There are two kinds of people in this world -- those who understand foreign policy and those who understand Lord of the Rings references.
In a few days I leave for Greece as part of my study abroad program, a country you may have read about in the news lately. During this summer I followed the unfolding crisis in Greece closely, obviously because I am interested in the finite workings of European Union monetary policy but also because I was quite concerned that a little revolt and spiraling currency devaluation were going to ruin my whirlwind European tour.
The situation in Greece is complicated and confusing, but luckily J.R.R Tolkien and I are here to break it down for you.
In the Beginning...
Let us for a moment imagine Middle Earth/Europe during the Second Age/the 90s. An alliance is formed in order to strengthen the bonds of brotherhood between the free peoples of Middle Earth. In another time and place this might be known as, oh I don't know, the European Union.
Now obviously the economy of Middle Earth is based on magic, pipeweed, and manly love, but imagine for a moment that it is instead based on money, and every realm's economy is tied together.
Let us use the kingdom of Rohan to stand in for Greece, even though technically Rohan did not exist during the Second Age. For the sake of argument I am willing to overlook this. Rohan is doing just great, but trouble lies ahead...
Darkness in the East
Time passes. Darkness festers, and suddenly Sauron, inheritor of the evil left behind by a vanquished Morgoth, rises to power in Mordor.
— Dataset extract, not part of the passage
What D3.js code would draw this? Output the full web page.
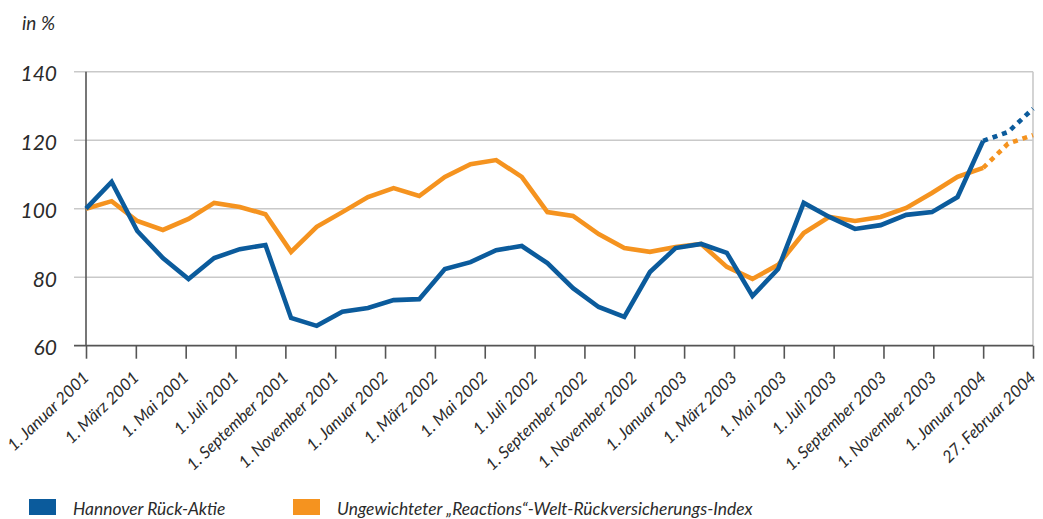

Puts the financial recession of 2008 into perspective, amiright? Anyway, Middle Earth must unite to vanquish the forces of darkness/the Great Recession.
Now, maybe it would be better if the Rohirrim stayed home and played with their horses instead of going off to battle. Maybe Rohan doesn't need to fight. On the other hand, what if Rohan doesn't fight and Sauron defeats the alliance of men and elves, leading to a domino effect for the rest of Middle Earth?
But in order to fight, Rohan must take out a lot of loans. After pressure from Gondor (clearly Germany in this situation, notice the shared Anglo-Saxon heritage) and other realms, Rohan fights. Sauron is defeated, the Second Age ends, huzzah!
Sauron is Not Dead Yet
Rohan continues to carry a heavy load of debt that was probably never suited for its small economy of horse and human hair exports.
So long and luscious...
Now, there are many reasons for why this debt became uncontrollable, and who can say where the blame truly lies? Is it with the citizens who prefer to ride free over the grassy plains, unencumbered by taxes? The questionable advice of key government players like Grima Wormtongue? Gondor itself, which some believe had placed Rohan in this difficult position to begin with? The answer will no doubt be debated many ages from now, and is for wiser pens than mine to know.
Anyway, a shadowy yet powerful organization begins to exert pressure on King Theoden of Rohan to bend to its will -- yes, the wizard Saruman and his minions at Isengard, better known to us as the International Monetary Fund.
The IMF/Saruman wants its money repaid, but this is impossible. As seen earlier, Greece/Rohan wants to default on its loans, but the rest of Middle Earth rises up in protest. If Rohan defaults, they fall to Saruman and his master, Sauron, and again the dreaded domino effect to total financial collapse threatened.
The true crisis arrived when Rohan voted (alright, alright, so there aren't any real democracies in Middle Earth) whether or not to leave Middle Earth and retreat into the forests of Mirkwood forever. After a tense vote, the Riders of the Mark chose to stay.
Now, there are still debates about how strict austerity measures should be and taxes and how to create new jobs, but that is the gist of what has happened this summer.
I am not trying to make light of the situation in Greece. In fact, I am more than a bit nervous to be traipsing around a country where most people there my age don't have jobs. Shake your fist and call me a dirty capitalist if you must. But I hope my readers learned a little something -- fiscal policy can be boring, but life in Middle Earth never is.
Note: This post has been adapted from the author's personal travel blog.